[Collected data entries]
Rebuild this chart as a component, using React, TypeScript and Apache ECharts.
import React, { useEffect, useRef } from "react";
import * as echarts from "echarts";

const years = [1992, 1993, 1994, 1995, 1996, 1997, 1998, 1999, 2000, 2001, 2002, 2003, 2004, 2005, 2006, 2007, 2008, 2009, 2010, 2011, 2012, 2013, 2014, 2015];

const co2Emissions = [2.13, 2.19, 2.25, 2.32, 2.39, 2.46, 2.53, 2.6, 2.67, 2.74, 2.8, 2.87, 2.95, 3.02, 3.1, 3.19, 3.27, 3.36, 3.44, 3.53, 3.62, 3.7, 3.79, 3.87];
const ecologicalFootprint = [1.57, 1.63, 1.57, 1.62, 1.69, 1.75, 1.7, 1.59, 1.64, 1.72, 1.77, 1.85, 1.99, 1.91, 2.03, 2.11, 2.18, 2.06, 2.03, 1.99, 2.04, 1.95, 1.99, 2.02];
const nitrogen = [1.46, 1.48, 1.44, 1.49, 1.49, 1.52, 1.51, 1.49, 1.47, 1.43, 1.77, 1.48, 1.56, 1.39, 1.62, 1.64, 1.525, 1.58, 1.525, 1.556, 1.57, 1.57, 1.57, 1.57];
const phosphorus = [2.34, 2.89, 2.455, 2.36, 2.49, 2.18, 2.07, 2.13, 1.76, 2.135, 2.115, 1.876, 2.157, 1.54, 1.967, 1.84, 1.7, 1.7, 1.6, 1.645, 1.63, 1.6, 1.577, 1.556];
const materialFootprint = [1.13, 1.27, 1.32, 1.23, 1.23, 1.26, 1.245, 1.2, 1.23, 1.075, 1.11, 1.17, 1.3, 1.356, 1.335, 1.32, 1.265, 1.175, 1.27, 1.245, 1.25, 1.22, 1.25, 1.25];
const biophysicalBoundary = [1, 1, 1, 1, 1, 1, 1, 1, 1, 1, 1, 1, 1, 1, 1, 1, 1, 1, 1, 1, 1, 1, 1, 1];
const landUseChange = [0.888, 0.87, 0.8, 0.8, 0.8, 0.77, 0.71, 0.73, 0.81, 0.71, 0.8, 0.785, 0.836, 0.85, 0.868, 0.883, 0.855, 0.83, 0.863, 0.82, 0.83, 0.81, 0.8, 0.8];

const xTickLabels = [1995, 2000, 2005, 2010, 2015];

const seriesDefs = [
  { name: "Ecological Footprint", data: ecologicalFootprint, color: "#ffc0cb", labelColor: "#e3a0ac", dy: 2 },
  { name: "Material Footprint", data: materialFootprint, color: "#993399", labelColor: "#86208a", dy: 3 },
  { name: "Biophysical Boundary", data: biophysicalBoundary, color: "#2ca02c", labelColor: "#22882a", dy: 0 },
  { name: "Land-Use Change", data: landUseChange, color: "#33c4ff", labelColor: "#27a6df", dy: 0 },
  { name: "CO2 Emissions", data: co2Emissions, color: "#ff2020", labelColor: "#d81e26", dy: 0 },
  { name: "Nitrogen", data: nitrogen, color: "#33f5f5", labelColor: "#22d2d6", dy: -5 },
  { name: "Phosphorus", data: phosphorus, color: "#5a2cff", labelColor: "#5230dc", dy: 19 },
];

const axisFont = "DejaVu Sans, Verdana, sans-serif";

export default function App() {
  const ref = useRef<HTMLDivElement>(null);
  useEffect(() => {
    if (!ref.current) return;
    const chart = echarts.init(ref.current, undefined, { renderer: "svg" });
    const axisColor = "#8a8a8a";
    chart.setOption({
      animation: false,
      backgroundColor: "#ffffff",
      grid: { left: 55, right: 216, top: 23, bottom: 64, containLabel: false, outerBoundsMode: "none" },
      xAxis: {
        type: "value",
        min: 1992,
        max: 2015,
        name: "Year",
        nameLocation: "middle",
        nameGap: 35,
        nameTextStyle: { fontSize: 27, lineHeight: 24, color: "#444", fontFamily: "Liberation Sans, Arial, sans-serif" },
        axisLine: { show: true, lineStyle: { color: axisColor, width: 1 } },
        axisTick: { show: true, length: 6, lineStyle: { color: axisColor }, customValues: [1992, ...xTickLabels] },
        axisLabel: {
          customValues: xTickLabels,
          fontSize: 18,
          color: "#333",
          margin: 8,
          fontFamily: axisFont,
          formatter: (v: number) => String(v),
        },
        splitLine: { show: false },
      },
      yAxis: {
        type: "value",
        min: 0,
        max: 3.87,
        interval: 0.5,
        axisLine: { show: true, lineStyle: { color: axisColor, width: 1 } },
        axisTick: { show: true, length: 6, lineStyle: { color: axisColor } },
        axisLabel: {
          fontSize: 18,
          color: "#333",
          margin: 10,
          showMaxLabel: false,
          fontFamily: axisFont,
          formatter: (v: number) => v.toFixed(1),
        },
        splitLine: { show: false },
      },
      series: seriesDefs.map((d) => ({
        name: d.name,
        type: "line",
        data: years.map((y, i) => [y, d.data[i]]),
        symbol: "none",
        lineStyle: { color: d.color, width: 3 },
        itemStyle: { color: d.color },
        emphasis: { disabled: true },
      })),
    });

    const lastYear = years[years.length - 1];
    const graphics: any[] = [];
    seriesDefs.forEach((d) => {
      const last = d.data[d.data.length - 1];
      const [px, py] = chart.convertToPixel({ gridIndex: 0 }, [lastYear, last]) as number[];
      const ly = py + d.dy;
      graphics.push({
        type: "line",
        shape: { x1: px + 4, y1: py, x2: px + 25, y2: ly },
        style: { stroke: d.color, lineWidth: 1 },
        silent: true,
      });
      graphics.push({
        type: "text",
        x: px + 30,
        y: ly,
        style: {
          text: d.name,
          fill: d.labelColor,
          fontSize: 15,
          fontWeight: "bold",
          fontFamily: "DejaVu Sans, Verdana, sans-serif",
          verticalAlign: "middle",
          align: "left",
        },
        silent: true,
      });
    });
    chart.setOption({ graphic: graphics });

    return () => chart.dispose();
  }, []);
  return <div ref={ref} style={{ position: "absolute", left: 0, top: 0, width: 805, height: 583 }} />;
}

...

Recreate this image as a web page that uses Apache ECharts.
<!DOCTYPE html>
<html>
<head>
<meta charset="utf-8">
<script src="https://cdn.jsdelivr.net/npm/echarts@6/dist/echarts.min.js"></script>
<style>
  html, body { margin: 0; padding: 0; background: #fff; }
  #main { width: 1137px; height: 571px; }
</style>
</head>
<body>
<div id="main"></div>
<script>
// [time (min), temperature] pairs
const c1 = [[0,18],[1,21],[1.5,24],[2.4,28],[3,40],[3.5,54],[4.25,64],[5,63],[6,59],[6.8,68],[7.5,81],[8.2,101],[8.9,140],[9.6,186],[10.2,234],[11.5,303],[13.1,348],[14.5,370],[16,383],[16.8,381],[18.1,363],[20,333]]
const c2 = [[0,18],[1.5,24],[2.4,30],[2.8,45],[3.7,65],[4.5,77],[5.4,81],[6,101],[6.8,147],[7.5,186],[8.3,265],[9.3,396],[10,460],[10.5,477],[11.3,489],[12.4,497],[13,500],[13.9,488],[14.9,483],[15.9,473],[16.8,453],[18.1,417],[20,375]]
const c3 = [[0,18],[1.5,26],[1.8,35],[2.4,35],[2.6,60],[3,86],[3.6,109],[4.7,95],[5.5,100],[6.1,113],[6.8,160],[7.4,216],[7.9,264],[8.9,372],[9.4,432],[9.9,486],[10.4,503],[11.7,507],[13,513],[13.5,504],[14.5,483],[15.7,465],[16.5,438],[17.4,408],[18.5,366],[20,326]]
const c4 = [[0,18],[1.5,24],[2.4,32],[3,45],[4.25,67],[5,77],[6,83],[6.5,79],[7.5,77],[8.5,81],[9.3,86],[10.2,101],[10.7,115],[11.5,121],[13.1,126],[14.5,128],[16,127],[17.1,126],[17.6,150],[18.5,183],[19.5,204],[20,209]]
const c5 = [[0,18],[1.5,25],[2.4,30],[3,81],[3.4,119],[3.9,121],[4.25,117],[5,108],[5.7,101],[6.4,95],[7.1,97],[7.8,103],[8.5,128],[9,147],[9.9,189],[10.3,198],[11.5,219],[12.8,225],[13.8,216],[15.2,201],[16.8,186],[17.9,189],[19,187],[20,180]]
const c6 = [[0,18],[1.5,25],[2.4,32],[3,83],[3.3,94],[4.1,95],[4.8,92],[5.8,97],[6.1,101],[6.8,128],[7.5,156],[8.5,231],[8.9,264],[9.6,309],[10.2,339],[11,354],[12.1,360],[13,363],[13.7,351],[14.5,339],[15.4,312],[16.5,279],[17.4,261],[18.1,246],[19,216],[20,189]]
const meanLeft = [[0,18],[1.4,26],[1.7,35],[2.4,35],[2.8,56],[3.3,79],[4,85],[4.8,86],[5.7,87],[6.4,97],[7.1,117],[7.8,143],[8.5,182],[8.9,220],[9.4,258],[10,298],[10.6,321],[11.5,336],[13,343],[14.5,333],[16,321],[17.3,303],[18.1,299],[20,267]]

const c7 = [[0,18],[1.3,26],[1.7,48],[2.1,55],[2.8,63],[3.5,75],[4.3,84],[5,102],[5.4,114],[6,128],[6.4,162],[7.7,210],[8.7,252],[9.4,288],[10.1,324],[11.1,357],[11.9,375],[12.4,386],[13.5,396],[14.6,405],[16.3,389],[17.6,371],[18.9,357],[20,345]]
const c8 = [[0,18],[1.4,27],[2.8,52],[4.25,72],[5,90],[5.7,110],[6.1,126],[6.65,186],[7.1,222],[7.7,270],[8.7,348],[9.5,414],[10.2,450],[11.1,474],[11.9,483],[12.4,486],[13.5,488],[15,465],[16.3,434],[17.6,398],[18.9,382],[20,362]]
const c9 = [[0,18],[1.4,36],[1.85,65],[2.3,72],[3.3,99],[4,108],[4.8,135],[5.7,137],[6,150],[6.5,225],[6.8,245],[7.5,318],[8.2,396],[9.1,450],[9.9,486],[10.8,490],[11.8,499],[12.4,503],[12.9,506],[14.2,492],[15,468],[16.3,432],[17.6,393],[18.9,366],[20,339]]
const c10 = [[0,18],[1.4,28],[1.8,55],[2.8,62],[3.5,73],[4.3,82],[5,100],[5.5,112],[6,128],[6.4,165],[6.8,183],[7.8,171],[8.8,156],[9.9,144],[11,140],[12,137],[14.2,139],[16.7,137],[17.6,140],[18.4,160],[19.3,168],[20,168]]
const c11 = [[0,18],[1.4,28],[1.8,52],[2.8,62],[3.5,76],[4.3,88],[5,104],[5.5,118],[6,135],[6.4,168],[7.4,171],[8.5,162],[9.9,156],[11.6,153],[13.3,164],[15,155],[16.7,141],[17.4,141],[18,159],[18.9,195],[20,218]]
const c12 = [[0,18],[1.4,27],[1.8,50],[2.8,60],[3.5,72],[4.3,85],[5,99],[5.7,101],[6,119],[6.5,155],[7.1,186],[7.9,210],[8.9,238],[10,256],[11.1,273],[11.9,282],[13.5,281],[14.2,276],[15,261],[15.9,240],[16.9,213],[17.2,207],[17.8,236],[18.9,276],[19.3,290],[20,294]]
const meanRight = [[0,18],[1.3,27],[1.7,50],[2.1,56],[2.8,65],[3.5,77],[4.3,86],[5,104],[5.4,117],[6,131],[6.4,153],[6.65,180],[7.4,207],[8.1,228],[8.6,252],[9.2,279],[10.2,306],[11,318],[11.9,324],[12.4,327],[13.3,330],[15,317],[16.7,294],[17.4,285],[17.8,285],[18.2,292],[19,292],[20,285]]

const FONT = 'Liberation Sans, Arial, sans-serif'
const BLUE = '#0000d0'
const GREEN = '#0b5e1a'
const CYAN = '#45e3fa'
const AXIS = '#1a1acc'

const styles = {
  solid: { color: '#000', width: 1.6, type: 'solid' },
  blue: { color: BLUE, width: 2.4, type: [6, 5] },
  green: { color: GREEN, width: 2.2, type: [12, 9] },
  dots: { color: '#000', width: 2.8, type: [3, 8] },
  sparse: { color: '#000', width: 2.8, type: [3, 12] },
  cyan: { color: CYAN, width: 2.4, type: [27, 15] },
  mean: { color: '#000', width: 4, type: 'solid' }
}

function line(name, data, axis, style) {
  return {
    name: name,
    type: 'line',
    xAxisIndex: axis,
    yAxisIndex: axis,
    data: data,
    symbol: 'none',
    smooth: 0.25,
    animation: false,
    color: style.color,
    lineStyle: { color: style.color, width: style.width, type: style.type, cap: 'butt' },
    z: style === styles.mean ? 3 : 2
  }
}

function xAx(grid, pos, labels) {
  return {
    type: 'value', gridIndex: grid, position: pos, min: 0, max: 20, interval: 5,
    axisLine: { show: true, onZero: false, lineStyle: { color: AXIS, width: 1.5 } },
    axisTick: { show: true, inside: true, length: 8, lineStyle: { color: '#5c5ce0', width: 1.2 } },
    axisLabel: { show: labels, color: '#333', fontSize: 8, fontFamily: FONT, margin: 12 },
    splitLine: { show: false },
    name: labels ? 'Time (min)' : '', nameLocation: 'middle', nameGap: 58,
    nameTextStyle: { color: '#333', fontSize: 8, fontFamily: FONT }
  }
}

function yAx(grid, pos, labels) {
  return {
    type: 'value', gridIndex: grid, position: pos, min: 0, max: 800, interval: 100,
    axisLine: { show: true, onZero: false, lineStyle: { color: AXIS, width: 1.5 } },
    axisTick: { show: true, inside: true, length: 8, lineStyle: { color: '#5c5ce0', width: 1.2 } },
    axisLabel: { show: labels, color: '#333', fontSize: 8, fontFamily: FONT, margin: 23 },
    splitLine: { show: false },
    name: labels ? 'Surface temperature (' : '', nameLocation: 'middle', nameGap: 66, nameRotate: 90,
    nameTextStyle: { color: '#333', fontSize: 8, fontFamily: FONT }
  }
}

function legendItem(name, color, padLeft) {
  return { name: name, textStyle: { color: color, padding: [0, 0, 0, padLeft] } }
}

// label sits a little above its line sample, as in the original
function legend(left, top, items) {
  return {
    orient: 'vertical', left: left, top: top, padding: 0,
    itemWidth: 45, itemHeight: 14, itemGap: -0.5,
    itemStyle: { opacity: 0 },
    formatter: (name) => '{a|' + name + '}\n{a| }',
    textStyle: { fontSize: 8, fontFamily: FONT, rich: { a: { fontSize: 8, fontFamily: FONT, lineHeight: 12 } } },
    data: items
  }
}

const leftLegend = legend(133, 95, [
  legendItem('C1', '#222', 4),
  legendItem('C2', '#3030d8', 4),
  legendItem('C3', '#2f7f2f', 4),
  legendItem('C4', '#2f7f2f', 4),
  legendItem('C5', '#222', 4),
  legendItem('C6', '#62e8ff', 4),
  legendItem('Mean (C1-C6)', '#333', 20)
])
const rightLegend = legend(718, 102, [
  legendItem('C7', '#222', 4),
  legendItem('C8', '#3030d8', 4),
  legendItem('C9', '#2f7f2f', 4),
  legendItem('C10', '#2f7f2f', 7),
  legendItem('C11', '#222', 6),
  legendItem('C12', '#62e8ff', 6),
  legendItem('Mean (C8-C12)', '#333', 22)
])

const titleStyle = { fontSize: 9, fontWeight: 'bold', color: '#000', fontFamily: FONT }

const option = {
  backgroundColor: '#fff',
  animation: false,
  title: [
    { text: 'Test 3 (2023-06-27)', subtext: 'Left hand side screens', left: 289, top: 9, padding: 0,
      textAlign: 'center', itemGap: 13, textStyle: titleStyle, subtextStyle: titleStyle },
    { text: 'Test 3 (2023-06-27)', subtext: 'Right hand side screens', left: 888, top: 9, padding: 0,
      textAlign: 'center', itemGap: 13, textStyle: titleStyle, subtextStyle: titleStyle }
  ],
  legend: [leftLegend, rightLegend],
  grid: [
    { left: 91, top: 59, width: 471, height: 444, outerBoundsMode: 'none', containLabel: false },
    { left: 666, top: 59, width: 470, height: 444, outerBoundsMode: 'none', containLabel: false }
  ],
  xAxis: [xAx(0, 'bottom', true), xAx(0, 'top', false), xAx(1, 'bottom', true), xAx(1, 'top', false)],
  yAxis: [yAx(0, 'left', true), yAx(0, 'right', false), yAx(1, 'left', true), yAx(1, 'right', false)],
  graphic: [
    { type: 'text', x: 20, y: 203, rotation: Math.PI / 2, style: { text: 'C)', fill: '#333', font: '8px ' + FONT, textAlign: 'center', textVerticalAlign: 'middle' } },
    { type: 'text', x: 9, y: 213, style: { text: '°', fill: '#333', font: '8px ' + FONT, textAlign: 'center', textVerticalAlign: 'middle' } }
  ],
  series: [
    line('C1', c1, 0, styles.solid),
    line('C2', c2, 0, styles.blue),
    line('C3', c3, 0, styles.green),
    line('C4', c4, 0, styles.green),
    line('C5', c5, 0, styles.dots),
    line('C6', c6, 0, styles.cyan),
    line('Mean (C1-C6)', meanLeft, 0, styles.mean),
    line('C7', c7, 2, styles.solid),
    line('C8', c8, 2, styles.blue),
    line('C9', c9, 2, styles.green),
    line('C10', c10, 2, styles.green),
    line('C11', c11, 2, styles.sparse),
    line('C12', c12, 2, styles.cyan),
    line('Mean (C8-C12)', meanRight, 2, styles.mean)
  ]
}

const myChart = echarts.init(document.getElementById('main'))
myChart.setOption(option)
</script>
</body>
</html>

▶ _PROBLEM_
Transcribe word for word the lines from the one holding "Rebuild this chart" through the one holding "2013, 2014, 2015];". Include both, and add nothing.

▶ _COMPLETE RESPONSE_
Rebuild this chart as a component, using React, TypeScript and Apache ECharts.
import React, { useEffect, useRef } from "react";
import * as echarts from "echarts";

const years = [1992, 1993, 1994, 1995, 1996, 1997, 1998, 1999, 2000, 2001, 2002, 2003, 2004, 2005, 2006, 2007, 2008, 2009, 2010, 2011, 2012, 2013, 2014, 2015];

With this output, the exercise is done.